Le budget national de l’enseignement technique est d’environ 400 milliards de francs. L’ensemble du secteur éducatif compte pour 14 à 15 % du Budget national. Mais les deux autres départements ont la plus grande part : celle du MENA a environ 1 800 milliards ; l’Enseignement supérieur un peu plus de 2000 milliards, si je ne me trompe. Ou l’inverse. Soit une différence de plus de 1000 milliards avec l’Enseignement technique. Notre objectif est que l’intérêt national reflète notre budget, en passant à au moins 700 milliards de francs dans la Loi des finances rectificatives. C’est un processus assez compliqué et long, eu égard à la taille des ressources nationales.

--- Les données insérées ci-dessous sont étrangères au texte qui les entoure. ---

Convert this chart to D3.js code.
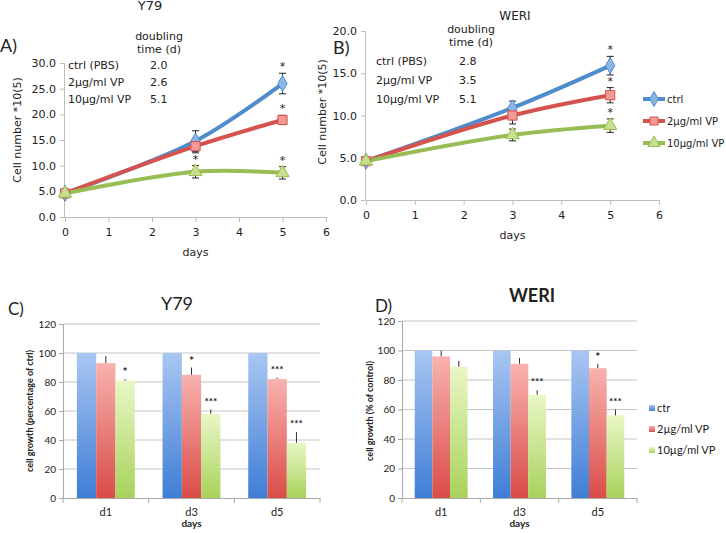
<!DOCTYPE html>
<html><head><meta charset="utf-8">
<script src="https://cdn.jsdelivr.net/npm/d3@7"></script>
<style>
html,body{margin:0;padding:0;background:#fff;}
svg{display:block;}
.v{font-family:"DejaVu Sans",Verdana,sans-serif;}
.c{font-family:"Lato","Liberation Sans",sans-serif;}
</style></head>
<body>
<svg id="chart" width="726" height="533"></svg>
<script>
// ---------------- DATA ----------------
const days = [0, 3, 5];
const lineSeries = ["ctrl", "2µg/ml VP", "10µg/ml VP"];
// Y79 cell number *10(5)
const y79Ctrl = [4.6, 14.8, 26.0];
const y79CtrlErr = [0.3, 2.0, 2.0];
const y79Low = [4.6, 13.8, 18.9];
const y79LowErr = [0.3, 1.3, 0.9];
const y79High = [4.6, 8.8, 8.6];
const y79HighErr = [0.3, 1.2, 1.2];
const y79Stars = [["", "", "*"], ["", "", "*"], ["", "*", "*"]];
// WERI cell number *10(5)
const weriCtrl = [4.6, 10.9, 15.9];
const weriCtrlErr = [0.3, 0.8, 1.1];
const weriLow = [4.6, 10.0, 12.4];
const weriLowErr = [0.3, 1.0, 0.9];
const weriHigh = [4.6, 7.7, 8.8];
const weriHighErr = [0.3, 0.7, 0.8];
const weriStars = [["", "", "*"], ["", "", "*"], ["", "", "*"]];
// doubling times
const doublingLabels = ["ctrl (PBS)", "2µg/ml VP", "10µg/ml VP"];
const y79Doubling = ["2.0", "2.6", "5.1"];
const weriDoubling = ["2.8", "3.5", "5.1"];
const y79YTicks = [0, 5, 10, 15, 20, 25, 30];
const weriYTicks = [0, 5, 10, 15, 20];
const dayTicks = [0, 1, 2, 3, 4, 5, 6];
// bar charts (% of control)
const barCats = ["d1", "d3", "d5"];
const barSeries = ["ctr", "2µg/ml VP", "10µg/ml VP"];
const y79BarCtrl = [100, 100, 100];
const y79Bar2 = [93, 85, 82];
const y79Bar2Err = [5, 5, 1];
const y79Bar10 = [81, 58, 38];
const y79Bar10Err = [1, 3, 7.5];
const y79Bar2Sig = ["", "*", "***"];
const y79Bar10Sig = ["*", "***", "***"];
const weriBarCtrl = [100, 100, 100];
const weriBar2 = [96, 91, 88];
const weriBar2Err = [4, 4, 3];
const weriBar10 = [89, 70, 56];
const weriBar10Err = [4, 3, 4];
const weriBar2Sig = ["", "", "*"];
const weriBar10Sig = ["", "***", "***"];
const barYTicks = [0, 20, 40, 60, 80, 100, 120];

// ---------------- STYLE ----------------
const lineCol = ["#4F8CCB", "#D4534F", "#98BD55"];
const markFill = ["#8DB6E6", "#F19A96", "#C6E08E"];
const gradTop = ["#A9C6F2", "#F8B2AE", "#E9F7C6"];
const gradBot = ["#3F7ED6", "#DA4C48", "#A8D25A"];

const svg = d3.select("#chart");
const defs = svg.append("defs");
gradTop.forEach((t, i) => {
  const g = defs.append("linearGradient").attr("id", "g" + i)
    .attr("x1", 0).attr("y1", 0).attr("x2", 0).attr("y2", 1);
  g.append("stop").attr("offset", "0%").attr("stop-color", t);
  g.append("stop").attr("offset", "100%").attr("stop-color", gradBot[i]);
});

function text(x, y, s, opts = {}) {
  const t = svg.append("text").attr("x", x).attr("y", y).text(s)
    .attr("class", opts.cls || "v")
    .attr("font-size", opts.size || 11)
    .attr("fill", opts.fill || "#222")
    .attr("text-anchor", opts.anchor || "start");
  if (opts.bold) t.attr("font-weight", "bold");
  if (opts.rotate) t.attr("transform", `rotate(-90,${x},${y})`);
  return t;
}

// ---------------- LINE PANELS ----------------
function linePanel(cfg) {
  const x = d3.scaleLinear().domain([0, 6]).range(cfg.xr);
  const y = d3.scaleLinear().domain([0, cfg.ymax]).range(cfg.yr);
  const g = svg.append("g");
  // axes
  const yAxis = g.append("g").attr("transform", `translate(${cfg.xr[0] - 1},0)`)
    .call(d3.axisLeft(y).tickValues(cfg.yticks).tickFormat(d3.format(".1f")).tickSize(4).tickPadding(4));
  const xAxis = g.append("g").attr("transform", `translate(0,${cfg.yr[0]})`)
    .call(d3.axisBottom(x).tickValues(dayTicks).tickFormat(d3.format("d")).tickSize(5).tickPadding(6));
  [xAxis, yAxis].forEach(a => {
    a.select(".domain").attr("stroke", "#BDBDBD");
    a.selectAll(".tick line").attr("stroke", "#BDBDBD");
    a.selectAll("text").attr("class", "v").attr("font-size", 11).attr("fill", "#222").attr("font-family", null);
  });
  const line = d3.line().x((d, i) => x(days[i])).y(d => y(d)).curve(d3.curveCatmullRom.alpha(0.5));
  cfg.vals.forEach((v, s) => {
    g.append("path").datum(v).attr("d", line).attr("fill", "none")
      .attr("stroke", lineCol[s]).attr("stroke-width", 4).attr("stroke-linecap", "round");
  });
  // error bars
  cfg.vals.forEach((v, s) => {
    v.forEach((d, i) => {
      const e = cfg.errs[s][i];
      const cx = x(days[i]);
      g.append("line").attr("x1", cx).attr("x2", cx).attr("y1", y(d - e)).attr("y2", y(d + e))
        .attr("stroke", "#222").attr("stroke-width", 1);
      [d - e, d + e].forEach(q => g.append("line").attr("x1", cx - 3.5).attr("x2", cx + 3.5)
        .attr("y1", y(q)).attr("y2", y(q)).attr("stroke", "#222").attr("stroke-width", 1));
    });
  });
  // markers
  const sym = [d3.symbolDiamond, d3.symbolSquare, d3.symbolTriangle];
  const sz = [75, 85, 75];
  cfg.vals.forEach((v, s) => {
    v.forEach((d, i) => {
      g.append("path").attr("d", d3.symbol(sym[s], sz[s])())
        .attr("transform", `translate(${x(days[i])},${y(d)})`)
        .attr("fill", markFill[s]).attr("stroke", lineCol[s]).attr("stroke-width", 1);
    });
  });
  // stars
  cfg.vals.forEach((v, s) => {
    v.forEach((d, i) => {
      const st = cfg.stars[s][i];
      if (st) text(x(days[i]), y(d + cfg.errs[s][i]) - 3, st, { size: 11, anchor: "middle" });
    });
  });
  // doubling table
  text(cfg.dx, cfg.dy0, "doubling", { anchor: "middle" });
  text(cfg.dx, cfg.dy0 + 13, "time (d)", { anchor: "middle" });
  doublingLabels.forEach((l, i) => {
    text(cfg.lx, cfg.ly0 + i * cfg.lstep, l);
    text(cfg.vx, cfg.ly0 + i * cfg.lstep, cfg.doubling[i]);
  });
  text(cfg.ylabX, cfg.ylabY, "Cell number *10(5)", { anchor: "middle", rotate: true });
  text(x(3), cfg.yr[0] + 39, "days", { anchor: "middle" });
}

linePanel({
  xr: [65, 326], yr: [217, 63], ymax: 30, yticks: y79YTicks,
  vals: [y79Ctrl, y79Low, y79High], errs: [y79CtrlErr, y79LowErr, y79HighErr], stars: y79Stars,
  doubling: y79Doubling, dx: 159, dy0: 40, lx: 68, vx: 150, ly0: 69, lstep: 17,
  ylabX: 21, ylabY: 130
});
linePanel({
  xr: [366, 659], yr: [200, 31], ymax: 20, yticks: weriYTicks,
  vals: [weriCtrl, weriLow, weriHigh], errs: [weriCtrlErr, weriLowErr, weriHighErr], stars: weriStars,
  doubling: weriDoubling, dx: 471, dy0: 33, lx: 376, vx: 459, ly0: 65, lstep: 19,
  ylabX: 326, ylabY: 112
});
text(150, 10, "Y79", { size: 13, anchor: "middle" });
text(515, 20, "WERI", { size: 12, anchor: "middle" });
text(0, 52, "A)", { cls: "c", size: 18 });
text(333, 54, "B)", { cls: "c", size: 18 });

// top legend
const tsym = [d3.symbolDiamond, d3.symbolSquare, d3.symbolTriangle];
lineSeries.forEach((s, i) => {
  const ly = 99 + i * 22;
  svg.append("line").attr("x1", 643).attr("x2", 665).attr("y1", ly).attr("y2", ly)
    .attr("stroke", lineCol[i]).attr("stroke-width", 4);
  svg.append("path").attr("d", d3.symbol(tsym[i], 65)()).attr("transform", `translate(654,${ly})`)
    .attr("fill", markFill[i]).attr("stroke", lineCol[i]);
  text(667, ly + 4, s, { size: 10 });
});

// ---------------- BAR PANELS ----------------
function barPanel(cfg) {
  const x = d3.scaleBand().domain(barCats).range(cfg.xr).paddingInner(0).paddingOuter(0);
  const xs = d3.scaleBand().domain(barSeries).range([0, x.bandwidth()]).paddingInner(0).paddingOuter(0.72);
  const y = d3.scaleLinear().domain([0, 120]).range(cfg.yr);
  const g = svg.append("g");
  // gridlines
  g.selectAll(".grid").data(barYTicks.filter(d => d > 0)).join("line")
    .attr("x1", cfg.xr[0]).attr("x2", cfg.xr[1]).attr("y1", d => y(d)).attr("y2", d => y(d))
    .attr("stroke", "#C4C4C4").attr("stroke-width", 1);
  const yAxis = g.append("g").attr("transform", `translate(${cfg.xr[0]},0)`)
    .call(d3.axisLeft(y).tickValues(barYTicks).tickSize(4).tickPadding(3));
  yAxis.select(".domain").attr("stroke", "#A8A8A8");
  yAxis.selectAll(".tick line").attr("stroke", "#A8A8A8");
  yAxis.selectAll("text").attr("font-family", null).attr("class", "c").attr("font-size", 10).attr("fill", "#222");
  // bars
  cfg.vals.forEach((v, s) => {
    g.selectAll(".b" + s).data(v).join("rect")
      .attr("x", (d, i) => x(barCats[i]) + xs(barSeries[s]))
      .attr("width", xs.bandwidth())
      .attr("y", d => y(d)).attr("height", d => y(0) - y(d))
      .attr("fill", `url(#g${s})`);
  });
  // x axis
  const xAxis = g.append("g").attr("transform", `translate(0,${cfg.yr[0]})`)
    .call(d3.axisBottom(x).tickSize(0).tickPadding(10));
  xAxis.select(".domain").attr("stroke", "#A8A8A8");
  xAxis.selectAll("text").attr("font-family", null).attr("class", "c").attr("font-size", 11).attr("fill", "#222");
  const bounds = barCats.map(c => x(c)).concat([cfg.xr[1]]);
  g.selectAll(".xt").data(bounds).join("line")
    .attr("x1", d => d).attr("x2", d => d).attr("y1", cfg.yr[0]).attr("y2", cfg.yr[0] + 5)
    .attr("stroke", "#A8A8A8");
  // error bars + sig
  cfg.errs.forEach((e, k) => {
    const s = k + 1;
    e.forEach((er, i) => {
      const cx = x(barCats[i]) + xs(barSeries[s]) + xs.bandwidth() / 2;
      const v = cfg.vals[s][i];
      g.append("line").attr("x1", cx).attr("x2", cx).attr("y1", y(v)).attr("y2", y(v + er))
        .attr("stroke", "#333").attr("stroke-width", 1);
      const sig = cfg.sigs[k][i];
      if (sig) text(cx, y(v + er) - (sig === "*" ? 3 : 5), sig, { cls: "c", size: sig === "*" ? 12 : 10, anchor: "middle", bold: true });
    });
  });
  text((cfg.xr[0] + cfg.xr[1]) / 2, cfg.yr[0] + 29, "days", { cls: "c", size: 10, anchor: "middle", bold: true });
  text(cfg.ylabX, 411, cfg.ylab, { cls: "c", size: 9, anchor: "middle", bold: true, rotate: true });
}

barPanel({
  xr: [63, 320], yr: [498, 324],
  vals: [y79BarCtrl, y79Bar2, y79Bar10], errs: [y79Bar2Err, y79Bar10Err], sigs: [y79Bar2Sig, y79Bar10Sig],
  ylab: "cell growth (percentage of ctrl)", ylabX: 33
});
barPanel({
  xr: [402, 637], yr: [498, 321],
  vals: [weriBarCtrl, weriBar2, weriBar10], errs: [weriBar2Err, weriBar10Err], sigs: [weriBar2Sig, weriBar10Sig],
  ylab: "cell growth (% of control)", ylabX: 373
});
text(177, 310, "Y79", { cls: "c", size: 18, anchor: "middle" });
text(532, 302, "WERI", { cls: "c", size: 18, anchor: "middle", bold: true });
text(8, 315, "C)", { cls: "c", size: 17 });
text(375, 312, "D)", { cls: "c", size: 17 });

// bottom legend
barSeries.forEach((s, i) => {
  const ly = 408 + i * 21;
  svg.append("rect").attr("x", 649).attr("y", ly - 3).attr("width", 6).attr("height", 6).attr("fill", `url(#g${i})`);
  text(657, ly + 4, s, { cls: "c", size: 11 });
});
</script>
</body></html>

Quelles sont les perspectives ?

Consolider les acquis, réformer l’AGUIPE (Agence guinéenne de promotion de l’emploi) afin d’en faire un véritable instrument de création d’emplois ; introduire le digital à tous les niveaux d’enseignement pour gagner en temps, argent et qualité ; améliorer le dialogue avec le secteur privé. Avant, les miniers prenaient les devants en faisant leurs propres écoles. Nous voulons que le système d’enseignement existant forme pour le secteur. Consolider les acquis veut dire aussi harmoniser la formation avec les besoins du secteur privé, continuer la formation des formateurs, investir massivement dans l’ENPT (Ecole nationale des postes et télécommunications). L’ENSAC existe depuis longtemps, forme des cadres moyens dans son secteur, mais de façon analogique. Nous l’avons dotée de 150 ordinateurs et de logiciels, pour basculer vers l’enseignement digital.